## Goal
Write out the listing below exactly, and omit any images you find in it.

________________

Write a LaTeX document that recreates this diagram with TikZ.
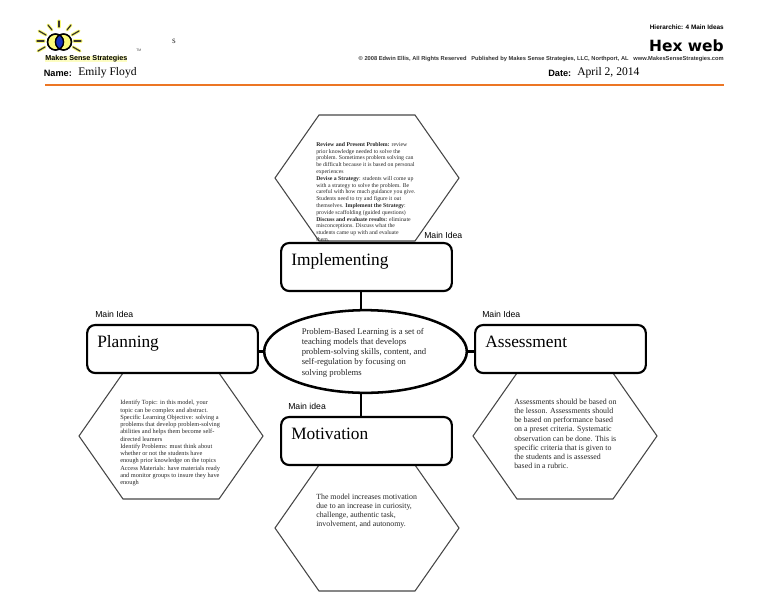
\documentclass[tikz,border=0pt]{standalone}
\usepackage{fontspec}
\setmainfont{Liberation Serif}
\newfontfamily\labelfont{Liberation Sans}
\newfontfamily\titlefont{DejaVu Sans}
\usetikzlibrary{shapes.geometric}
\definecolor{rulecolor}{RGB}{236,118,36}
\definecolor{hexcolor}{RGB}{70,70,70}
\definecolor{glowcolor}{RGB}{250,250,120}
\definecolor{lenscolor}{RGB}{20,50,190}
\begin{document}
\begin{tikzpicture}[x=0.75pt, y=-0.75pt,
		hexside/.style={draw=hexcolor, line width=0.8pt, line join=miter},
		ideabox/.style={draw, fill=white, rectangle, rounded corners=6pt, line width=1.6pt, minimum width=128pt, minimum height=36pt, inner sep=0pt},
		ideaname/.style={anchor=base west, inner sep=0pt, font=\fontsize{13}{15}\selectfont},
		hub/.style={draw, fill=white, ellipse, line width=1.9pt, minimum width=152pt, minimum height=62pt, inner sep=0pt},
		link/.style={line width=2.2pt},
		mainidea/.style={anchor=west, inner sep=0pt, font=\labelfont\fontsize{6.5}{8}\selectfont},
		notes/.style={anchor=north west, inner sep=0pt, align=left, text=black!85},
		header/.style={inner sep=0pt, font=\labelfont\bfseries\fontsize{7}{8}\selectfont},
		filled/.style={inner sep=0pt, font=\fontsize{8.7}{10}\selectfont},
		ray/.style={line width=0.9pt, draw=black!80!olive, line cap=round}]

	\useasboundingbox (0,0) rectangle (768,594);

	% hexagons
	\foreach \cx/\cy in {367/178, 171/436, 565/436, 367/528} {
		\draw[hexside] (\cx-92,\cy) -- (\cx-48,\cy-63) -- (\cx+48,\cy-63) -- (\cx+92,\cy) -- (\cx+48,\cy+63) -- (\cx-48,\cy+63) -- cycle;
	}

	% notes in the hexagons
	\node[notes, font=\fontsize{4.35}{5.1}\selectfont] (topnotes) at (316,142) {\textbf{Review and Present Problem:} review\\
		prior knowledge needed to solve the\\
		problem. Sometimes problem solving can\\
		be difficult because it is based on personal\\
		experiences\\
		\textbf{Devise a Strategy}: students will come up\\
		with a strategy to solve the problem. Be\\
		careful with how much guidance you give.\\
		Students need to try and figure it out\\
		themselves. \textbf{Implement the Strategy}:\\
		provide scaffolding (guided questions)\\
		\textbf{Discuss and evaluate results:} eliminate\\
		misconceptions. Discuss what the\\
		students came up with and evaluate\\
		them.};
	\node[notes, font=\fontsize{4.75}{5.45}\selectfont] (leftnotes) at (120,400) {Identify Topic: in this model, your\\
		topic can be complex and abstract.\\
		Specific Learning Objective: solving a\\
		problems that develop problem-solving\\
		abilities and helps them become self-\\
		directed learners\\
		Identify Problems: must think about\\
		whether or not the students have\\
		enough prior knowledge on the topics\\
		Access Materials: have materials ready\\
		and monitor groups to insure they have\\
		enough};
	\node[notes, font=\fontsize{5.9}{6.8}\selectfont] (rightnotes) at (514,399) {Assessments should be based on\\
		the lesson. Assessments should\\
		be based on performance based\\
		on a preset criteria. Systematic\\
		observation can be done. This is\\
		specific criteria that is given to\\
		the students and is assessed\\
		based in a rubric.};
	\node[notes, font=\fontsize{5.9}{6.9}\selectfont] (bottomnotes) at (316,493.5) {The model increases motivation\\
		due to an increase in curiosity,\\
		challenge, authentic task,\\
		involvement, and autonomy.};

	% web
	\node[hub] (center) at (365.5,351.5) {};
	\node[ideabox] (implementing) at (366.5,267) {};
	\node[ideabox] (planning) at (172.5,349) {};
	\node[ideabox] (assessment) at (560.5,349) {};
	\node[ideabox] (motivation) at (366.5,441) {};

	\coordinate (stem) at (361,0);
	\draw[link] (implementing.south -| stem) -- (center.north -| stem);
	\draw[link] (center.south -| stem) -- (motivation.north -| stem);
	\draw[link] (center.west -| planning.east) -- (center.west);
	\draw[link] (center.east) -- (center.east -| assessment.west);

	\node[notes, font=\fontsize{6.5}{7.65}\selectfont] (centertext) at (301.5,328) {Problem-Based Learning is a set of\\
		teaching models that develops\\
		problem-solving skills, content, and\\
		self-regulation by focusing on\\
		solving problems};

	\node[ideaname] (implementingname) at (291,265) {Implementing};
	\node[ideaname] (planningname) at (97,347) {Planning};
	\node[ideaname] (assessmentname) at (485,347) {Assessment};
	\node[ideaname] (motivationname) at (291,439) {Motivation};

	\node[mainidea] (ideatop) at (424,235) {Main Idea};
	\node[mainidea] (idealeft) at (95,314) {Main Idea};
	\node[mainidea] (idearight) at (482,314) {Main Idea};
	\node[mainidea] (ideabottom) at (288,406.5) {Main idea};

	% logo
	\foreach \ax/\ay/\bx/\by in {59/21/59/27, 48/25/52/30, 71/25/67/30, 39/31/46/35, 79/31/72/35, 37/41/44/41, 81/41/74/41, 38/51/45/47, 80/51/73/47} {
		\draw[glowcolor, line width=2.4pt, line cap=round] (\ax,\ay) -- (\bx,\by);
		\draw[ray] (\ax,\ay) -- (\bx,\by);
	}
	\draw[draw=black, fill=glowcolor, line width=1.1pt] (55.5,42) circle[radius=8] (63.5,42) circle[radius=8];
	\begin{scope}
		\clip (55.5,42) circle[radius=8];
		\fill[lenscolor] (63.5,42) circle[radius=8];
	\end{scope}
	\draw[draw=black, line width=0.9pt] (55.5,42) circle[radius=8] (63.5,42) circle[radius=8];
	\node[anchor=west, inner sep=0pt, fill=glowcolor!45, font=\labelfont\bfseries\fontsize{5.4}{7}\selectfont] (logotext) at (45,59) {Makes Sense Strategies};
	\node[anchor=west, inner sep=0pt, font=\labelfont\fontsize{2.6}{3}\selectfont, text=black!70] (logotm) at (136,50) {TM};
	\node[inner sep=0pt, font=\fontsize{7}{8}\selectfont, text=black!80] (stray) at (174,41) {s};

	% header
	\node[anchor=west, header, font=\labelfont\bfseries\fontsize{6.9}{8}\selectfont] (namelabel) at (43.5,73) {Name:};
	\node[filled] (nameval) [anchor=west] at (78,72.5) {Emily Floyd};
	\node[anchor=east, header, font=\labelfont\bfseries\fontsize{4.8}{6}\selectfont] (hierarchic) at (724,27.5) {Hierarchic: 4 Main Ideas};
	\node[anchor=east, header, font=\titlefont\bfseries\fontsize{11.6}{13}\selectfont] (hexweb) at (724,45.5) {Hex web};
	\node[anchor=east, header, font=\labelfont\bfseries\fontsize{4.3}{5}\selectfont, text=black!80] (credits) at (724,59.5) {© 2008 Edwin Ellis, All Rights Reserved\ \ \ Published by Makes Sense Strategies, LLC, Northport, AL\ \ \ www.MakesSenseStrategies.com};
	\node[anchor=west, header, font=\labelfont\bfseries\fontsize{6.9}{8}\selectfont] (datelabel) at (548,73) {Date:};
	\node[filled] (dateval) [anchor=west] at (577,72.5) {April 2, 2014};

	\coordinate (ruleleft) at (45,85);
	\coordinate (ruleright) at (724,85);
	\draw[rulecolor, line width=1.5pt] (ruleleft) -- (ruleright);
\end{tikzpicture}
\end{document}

________________

## Response to this task
Write a LaTeX document that recreates this diagram with TikZ.
\documentclass[tikz,border=0pt]{standalone}
\usepackage{fontspec}
\setmainfont{Liberation Serif}
\newfontfamily\labelfont{Liberation Sans}
\newfontfamily\titlefont{DejaVu Sans}
\usetikzlibrary{shapes.geometric}
\definecolor{rulecolor}{RGB}{236,118,36}
\definecolor{hexcolor}{RGB}{70,70,70}
\definecolor{glowcolor}{RGB}{250,250,120}
\definecolor{lenscolor}{RGB}{20,50,190}
\begin{document}
\begin{tikzpicture}[x=0.75pt, y=-0.75pt,
		hexside/.style={draw=hexcolor, line width=0.8pt, line join=miter},
		ideabox/.style={draw, fill=white, rectangle, rounded corners=6pt, line width=1.6pt, minimum width=128pt, minimum height=36pt, inner sep=0pt},
		ideaname/.style={anchor=base west, inner sep=0pt, font=\fontsize{13}{15}\selectfont},
		hub/.style={draw, fill=white, ellipse, line width=1.9pt, minimum width=152pt, minimum height=62pt, inner sep=0pt},
		link/.style={line width=2.2pt},
		mainidea/.style={anchor=west, inner sep=0pt, font=\labelfont\fontsize{6.5}{8}\selectfont},
		notes/.style={anchor=north west, inner sep=0pt, align=left, text=black!85},
		header/.style={inner sep=0pt, font=\labelfont\bfseries\fontsize{7}{8}\selectfont},
		filled/.style={inner sep=0pt, font=\fontsize{8.7}{10}\selectfont},
		ray/.style={line width=0.9pt, draw=black!80!olive, line cap=round}]

	\useasboundingbox (0,0) rectangle (768,594);

	% hexagons
	\foreach \cx/\cy in {367/178, 171/436, 565/436, 367/528} {
		\draw[hexside] (\cx-92,\cy) -- (\cx-48,\cy-63) -- (\cx+48,\cy-63) -- (\cx+92,\cy) -- (\cx+48,\cy+63) -- (\cx-48,\cy+63) -- cycle;
	}

	% notes in the hexagons
	\node[notes, font=\fontsize{4.35}{5.1}\selectfont] (topnotes) at (316,142) {\textbf{Review and Present Problem:} review\\
		prior knowledge needed to solve the\\
		problem. Sometimes problem solving can\\
		be difficult because it is based on personal\\
		experiences\\
		\textbf{Devise a Strategy}: students will come up\\
		with a strategy to solve the problem. Be\\
		careful with how much guidance you give.\\
		Students need to try and figure it out\\
		themselves. \textbf{Implement the Strategy}:\\
		provide scaffolding (guided questions)\\
		\textbf{Discuss and evaluate results:} eliminate\\
		misconceptions. Discuss what the\\
		students came up with and evaluate\\
		them.};
	\node[notes, font=\fontsize{4.75}{5.45}\selectfont] (leftnotes) at (120,400) {Identify Topic: in this model, your\\
		topic can be complex and abstract.\\
		Specific Learning Objective: solving a\\
		problems that develop problem-solving\\
		abilities and helps them become self-\\
		directed learners\\
		Identify Problems: must think about\\
		whether or not the students have\\
		enough prior knowledge on the topics\\
		Access Materials: have materials ready\\
		and monitor groups to insure they have\\
		enough};
	\node[notes, font=\fontsize{5.9}{6.8}\selectfont] (rightnotes) at (514,399) {Assessments should be based on\\
		the lesson. Assessments should\\
		be based on performance based\\
		on a preset criteria. Systematic\\
		observation can be done. This is\\
		specific criteria that is given to\\
		the students and is assessed\\
		based in a rubric.};
	\node[notes, font=\fontsize{5.9}{6.9}\selectfont] (bottomnotes) at (316,493.5) {The model increases motivation\\
		due to an increase in curiosity,\\
		challenge, authentic task,\\
		involvement, and autonomy.};

	% web
	\node[hub] (center) at (365.5,351.5) {};
	\node[ideabox] (implementing) at (366.5,267) {};
	\node[ideabox] (planning) at (172.5,349) {};
	\node[ideabox] (assessment) at (560.5,349) {};
	\node[ideabox] (motivation) at (366.5,441) {};

	\coordinate (stem) at (361,0);
	\draw[link] (implementing.south -| stem) -- (center.north -| stem);
	\draw[link] (center.south -| stem) -- (motivation.north -| stem);
	\draw[link] (center.west -| planning.east) -- (center.west);
	\draw[link] (center.east) -- (center.east -| assessment.west);

	\node[notes, font=\fontsize{6.5}{7.65}\selectfont] (centertext) at (301.5,328) {Problem-Based Learning is a set of\\
		teaching models that develops\\
		problem-solving skills, content, and\\
		self-regulation by focusing on\\
		solving problems};

	\node[ideaname] (implementingname) at (291,265) {Implementing};
	\node[ideaname] (planningname) at (97,347) {Planning};
	\node[ideaname] (assessmentname) at (485,347) {Assessment};
	\node[ideaname] (motivationname) at (291,439) {Motivation};

	\node[mainidea] (ideatop) at (424,235) {Main Idea};
	\node[mainidea] (idealeft) at (95,314) {Main Idea};
	\node[mainidea] (idearight) at (482,314) {Main Idea};
	\node[mainidea] (ideabottom) at (288,406.5) {Main idea};

	% logo
	\foreach \ax/\ay/\bx/\by in {59/21/59/27, 48/25/52/30, 71/25/67/30, 39/31/46/35, 79/31/72/35, 37/41/44/41, 81/41/74/41, 38/51/45/47, 80/51/73/47} {
		\draw[glowcolor, line width=2.4pt, line cap=round] (\ax,\ay) -- (\bx,\by);
		\draw[ray] (\ax,\ay) -- (\bx,\by);
	}
	\draw[draw=black, fill=glowcolor, line width=1.1pt] (55.5,42) circle[radius=8] (63.5,42) circle[radius=8];
	\begin{scope}
		\clip (55.5,42) circle[radius=8];
		\fill[lenscolor] (63.5,42) circle[radius=8];
	\end{scope}
	\draw[draw=black, line width=0.9pt] (55.5,42) circle[radius=8] (63.5,42) circle[radius=8];
	\node[anchor=west, inner sep=0pt, fill=glowcolor!45, font=\labelfont\bfseries\fontsize{5.4}{7}\selectfont] (logotext) at (45,59) {Makes Sense Strategies};
	\node[anchor=west, inner sep=0pt, font=\labelfont\fontsize{2.6}{3}\selectfont, text=black!70] (logotm) at (136,50) {TM};
	\node[inner sep=0pt, font=\fontsize{7}{8}\selectfont, text=black!80] (stray) at (174,41) {s};

	% header
	\node[anchor=west, header, font=\labelfont\bfseries\fontsize{6.9}{8}\selectfont] (namelabel) at (43.5,73) {Name:};
	\node[filled] (nameval) [anchor=west] at (78,72.5) {Emily Floyd};
	\node[anchor=east, header, font=\labelfont\bfseries\fontsize{4.8}{6}\selectfont] (hierarchic) at (724,27.5) {Hierarchic: 4 Main Ideas};
	\node[anchor=east, header, font=\titlefont\bfseries\fontsize{11.6}{13}\selectfont] (hexweb) at (724,45.5) {Hex web};
	\node[anchor=east, header, font=\labelfont\bfseries\fontsize{4.3}{5}\selectfont, text=black!80] (credits) at (724,59.5) {© 2008 Edwin Ellis, All Rights Reserved\ \ \ Published by Makes Sense Strategies, LLC, Northport, AL\ \ \ www.MakesSenseStrategies.com};
	\node[anchor=west, header, font=\labelfont\bfseries\fontsize{6.9}{8}\selectfont] (datelabel) at (548,73) {Date:};
	\node[filled] (dateval) [anchor=west] at (577,72.5) {April 2, 2014};

	\coordinate (ruleleft) at (45,85);
	\coordinate (ruleright) at (724,85);
	\draw[rulecolor, line width=1.5pt] (ruleleft) -- (ruleright);
\end{tikzpicture}
\end{document}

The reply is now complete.